Maybe the censorious types who called for the block in the first place should move to ban Pakistan’s government for making Islamic leaders look like a bunch of incompetent authoritarians.
0 comments Wednesday 27 Feb 2008 | Paul | Pakistan
According to The Freethinker, Islamist students in southern Pakistan have responded to news of the plot to murder an elderly Danish cartoonist by burning a Danish flag. And, in Kuwait, several parliamentarians called for a boycott of Danish goods.
Of course, what really offended these people was that the Danish media refused to be threatened into silence by reprinting the Turban-Bomb cartoon which was drawn by Kurt Westergaard, the target of the conspirators to murder.
After the cartoons were reprinted, youths from the student wing of Jamaat-e-Islami, a right-wing anti-government Islamist party, protested in the Pakistan city of Karachi, and the Danish flag was burned.
Grouped outside the Karachi Press Club, the students held up banners reading “We strongly condemn the act of insulting the Prophet by the Denmark Press” and “Prime Minister of Denmark and the Pope should apologise to the Muslim community”.
Er… the Pope? How did he get involved? Or are we just seeing the the wilful ignorance of the radically religious being displayed yet again?
0 comments Tuesday 19 Feb 2008 | Paul | Pakistan, Kuwait
Indian films have been banned in Pakistan since 1965 but, in recent years, the Pakistani authorities have started to make exceptions. In 2006, for example, all of three Indian films were allowed to be shown.
Now, the country’s parliamentary committee on culture has recommended that the ban on Indian films should be lifted completely. The details are unclear, but reports suggest that the import of a dozen Indian films will be allowed against the export of an equal number of Pakistani films to India.
The government still needs to approve the proposal, but according to Senator Zafar Iqbal Chaudhry, who headed the committee: “We have devised a mechanism for allowing the import of Indian films for a period of one year, after which the arrangements can be reviewed.”
It’s also unclear as to whether the Indian government will agree to such a scheme.

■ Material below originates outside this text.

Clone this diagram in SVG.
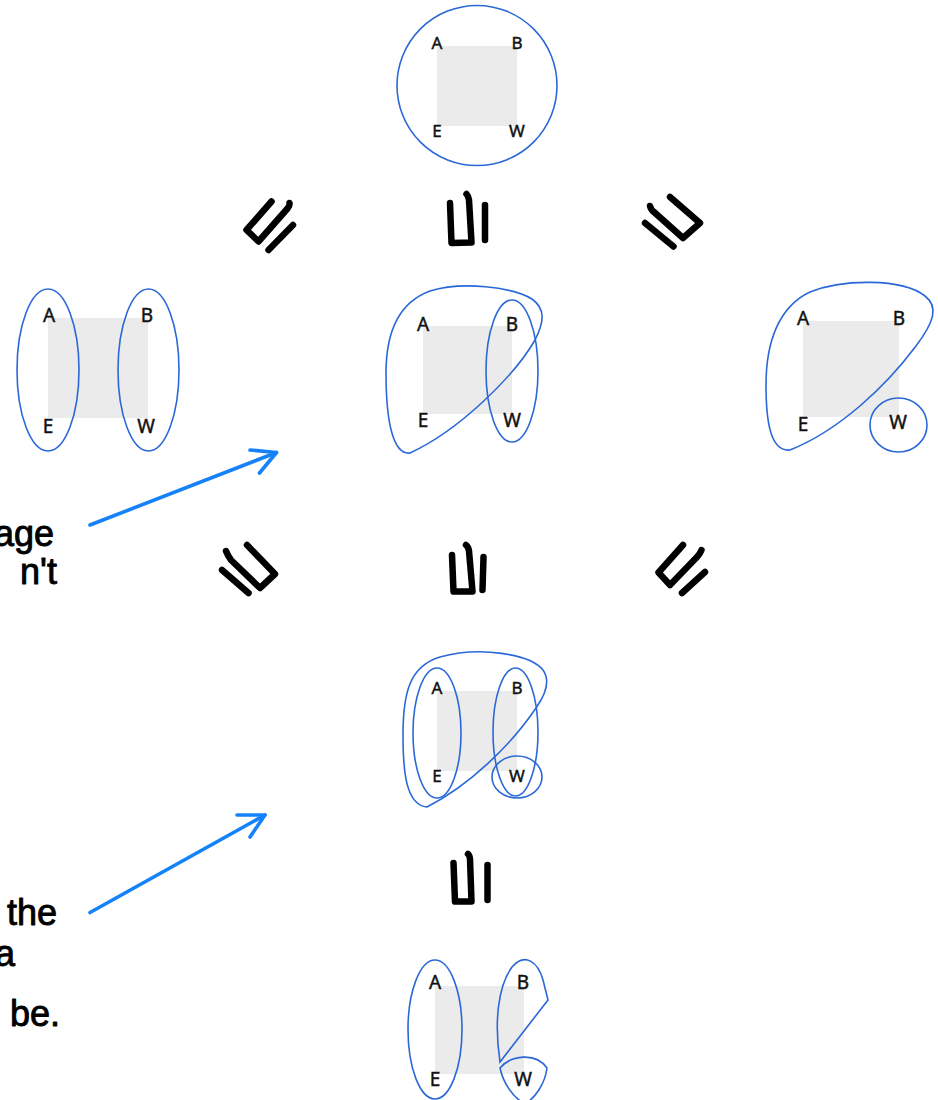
<svg xmlns="http://www.w3.org/2000/svg" width="938" height="1100" viewBox="0 0 938 1100">
  <style>
    .sq { fill: #ebebeb; }
    .ring { fill: none; stroke: #2a68d8; stroke-width: 1.6; }
    .lbl { font-family: "Noto Sans", "Liberation Sans", sans-serif; font-size: 17px; fill: #111; stroke: #111; stroke-width: 0.45; text-anchor: middle; }
    .lbl-l { font-size: 19px; }
    .rel { fill: none; stroke: #000; stroke-width: 6.5; stroke-linecap: round; stroke-linejoin: round; }
    .arr { fill: none; stroke: #1682fa; stroke-width: 3.6; stroke-linecap: round; stroke-linejoin: round; }
    .hand { font-family: "Liberation Sans", "DejaVu Sans", sans-serif; font-size: 36px; fill: #000; stroke: #000; stroke-width: 0.9; stroke-linejoin: round; text-anchor: end; }
  </style>
  <rect width="938" height="1100" fill="#fff"/>

  <!-- whole set -->
  <g id="node-all">
    <rect class="sq" x="437" y="46" width="80" height="80"/>
    <circle class="ring" cx="477" cy="85.5" r="80"/>
    <text class="lbl" x="437" y="49">A</text>
    <text class="lbl" x="517" y="49">B</text>
    <text class="lbl" x="437" y="137">E</text>
    <text class="lbl" x="517" y="137">W</text>
  </g>

  <!-- two columns -->
  <g id="node-columns">
    <rect class="sq" x="48" y="318" width="100" height="100"/>
    <ellipse class="ring" cx="48" cy="370" rx="31" ry="81"/>
    <ellipse class="ring" cx="148.5" cy="370" rx="30.5" ry="81"/>
    <text class="lbl lbl-l" x="49" y="322">A</text>
    <text class="lbl lbl-l" x="147" y="322">B</text>
    <text class="lbl lbl-l" x="48" y="433">E</text>
    <text class="lbl lbl-l" x="146" y="433">W</text>
  </g>

  <!-- overlapping cover -->
  <g id="node-overlap">
    <rect class="sq" x="423" y="326" width="89" height="88"/>
    <path class="ring" d="M410 453 C394 455 386 425 386 373 C386 330 400 302 430 291 C462 281 512 287 532 299 C546 309 544 322 535 340 C515 375 460 430 410 453 Z"/>
    <ellipse class="ring" cx="512" cy="371" rx="26" ry="71"/>
    <text class="lbl lbl-l" x="423" y="331">A</text>
    <text class="lbl lbl-l" x="512" y="331">B</text>
    <text class="lbl lbl-l" x="423" y="427">E</text>
    <text class="lbl lbl-l" x="512" y="427">W</text>
  </g>

  <!-- W split off -->
  <g id="node-split-w">
    <rect class="sq" x="803" y="321" width="96" height="96"/>
    <path class="ring" d="M790 450 C770 452 766 420 766 385 C766 340 780 306 810 292 C842 279 902 278 925 296 C939 307 934 322 916 346 C886 386 840 430 790 450 Z"/>
    <ellipse class="ring" cx="898.5" cy="425" rx="28.5" ry="27"/>
    <text class="lbl lbl-l" x="803" y="325">A</text>
    <text class="lbl lbl-l" x="899" y="325">B</text>
    <text class="lbl lbl-l" x="803" y="431">E</text>
    <text class="lbl lbl-l" x="898" y="429">W</text>
  </g>

  <!-- combined cover -->
  <g id="node-combined">
    <rect class="sq" x="437" y="691" width="80" height="80"/>
    <path class="ring" d="M427 807 C406 805 403 772 403 735 C403 692 410 666 440 657 C480 646 530 654 543 670 C550 680 546 694 536 708 C511 745 470 785 427 807 Z"/>
    <ellipse class="ring" cx="437" cy="733" rx="24" ry="65"/>
    <ellipse class="ring" cx="515.5" cy="732" rx="22.5" ry="64"/>
    <ellipse class="ring" cx="517" cy="777" rx="25" ry="21"/>
    <text class="lbl" x="437" y="694">A</text>
    <text class="lbl" x="517" y="694">B</text>
    <text class="lbl" x="437" y="782">E</text>
    <text class="lbl" x="517" y="782">W</text>
  </g>

  <!-- finest cover -->
  <g id="node-finest">
    <rect class="sq" x="435" y="986" width="89" height="88"/>
    <ellipse class="ring" cx="435" cy="1029.5" rx="27" ry="69.5"/>
    <path class="ring" d="M500 1062 C494 1022 498 986 512 967 C525 952 538 962 543 980 L548 1000 Z"/>
    <path class="ring" d="M500 1068 C511 1055 536 1052 547 1068 C545 1084 535 1098 525 1104 C512 1097 503 1082 500 1068 Z"/>
    <text class="lbl lbl-l" x="435" y="989">A</text>
    <text class="lbl lbl-l" x="523" y="989">B</text>
    <text class="lbl lbl-l" x="435" y="1086">E</text>
    <text class="lbl lbl-l" x="523" y="1086">W</text>
  </g>

  <!-- notes along the left edge -->
  <g id="notes">
    <text class="hand" x="54" y="546">age</text>
    <text class="hand" x="57" y="584">n't</text>
    <text class="hand" x="57" y="925">the</text>
    <text class="hand" x="15" y="966">a</text>
    <text class="hand" x="60" y="1026">be.</text>
  </g>

  <g id="connectors">
    <!-- refinement marks, row 1 -->
    <g id="rel-1a">
      <path class="rel" d="M271.5 201.5 L246.5 230 L258.5 241.5 L287.5 208.5 Q290 205 289.5 203"/>
      <path class="rel" d="M293 225 L268.5 250"/>
    </g>
    <g id="rel-1b">
      <path class="rel" d="M450 203 L451.5 243 L471.5 242.5 L469 200 Q468.5 196 466.5 194"/>
      <path class="rel" d="M485 205 L485 240"/>
    </g>
    <g id="rel-1c">
      <path class="rel" d="M650 206 Q651 210 654 212 L683 238 L700 223 L670 197"/>
      <path class="rel" d="M645 223 L673.5 246.5"/>
    </g>
    <!-- refinement marks, row 2 -->
    <g id="rel-2a">
      <path class="rel" d="M226 551 Q228 556 231 560 L260 588 L275 574 L247 545"/>
      <path class="rel" d="M222 570 L248.5 593"/>
    </g>
    <g id="rel-2b">
      <path class="rel" d="M452 555 L453.5 591.5 L472.5 591.5 L469 551 Q468.5 547 466 545"/>
      <path class="rel" d="M483.5 557 L482.5 590"/>
    </g>
    <g id="rel-2c">
      <path class="rel" d="M683 545 L658.5 572.5 L670 585 L697 557 Q700.5 553 701.5 550"/>
      <path class="rel" d="M705 572 L682 593"/>
    </g>
    <!-- refinement mark, row 3 -->
    <g id="rel-3">
      <path class="rel" d="M453.5 863 L455 901.5 L471.5 901.5 L470 859 Q469.5 855 468 854"/>
      <path class="rel" d="M487.5 865 L487.5 900"/>
    </g>
    <!-- note pointers -->
    <g id="ptr-1">
      <path class="arr" d="M90 525 L276.5 452.5"/>
      <path class="arr" d="M250 450 L276.5 452.5 L259.5 473"/>
    </g>
    <g id="ptr-2">
      <path class="arr" d="M90 912.5 L265 815"/>
      <path class="arr" d="M237 815 L265 815 L250 837"/>
    </g>
  </g>
</svg>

Even with the ban in place, Indian films are hugely popular in Pakistan and illicit copies are easy to find. Cinema owners in Pakistan are keen to screen Bollywood films, but local filmmakers fear an influx would harm their industry.
0 comments Tuesday 29 Jan 2008 | Paul | Pakistan
The Pakistani government has issued (via) a new ordinance that imposes the death penalty or life in prison for cyber crimes. But the text of the law is so vague that sending a simple e-mail might be construed as a crime.
Media and civil society organisations have criticised the new legislation - which was adopted in secret and is retroactive to 31 December 2007 - calling it another attack on freedom of expression and on freedom of the press.
According to Pakistan’s National Journalists’ Forum, “this law will negatively affect the right of the people to have access to information and their freedom of expression. The fact that it was adopted by an illegitimate government a month before the elections makes it another tool of censorship.”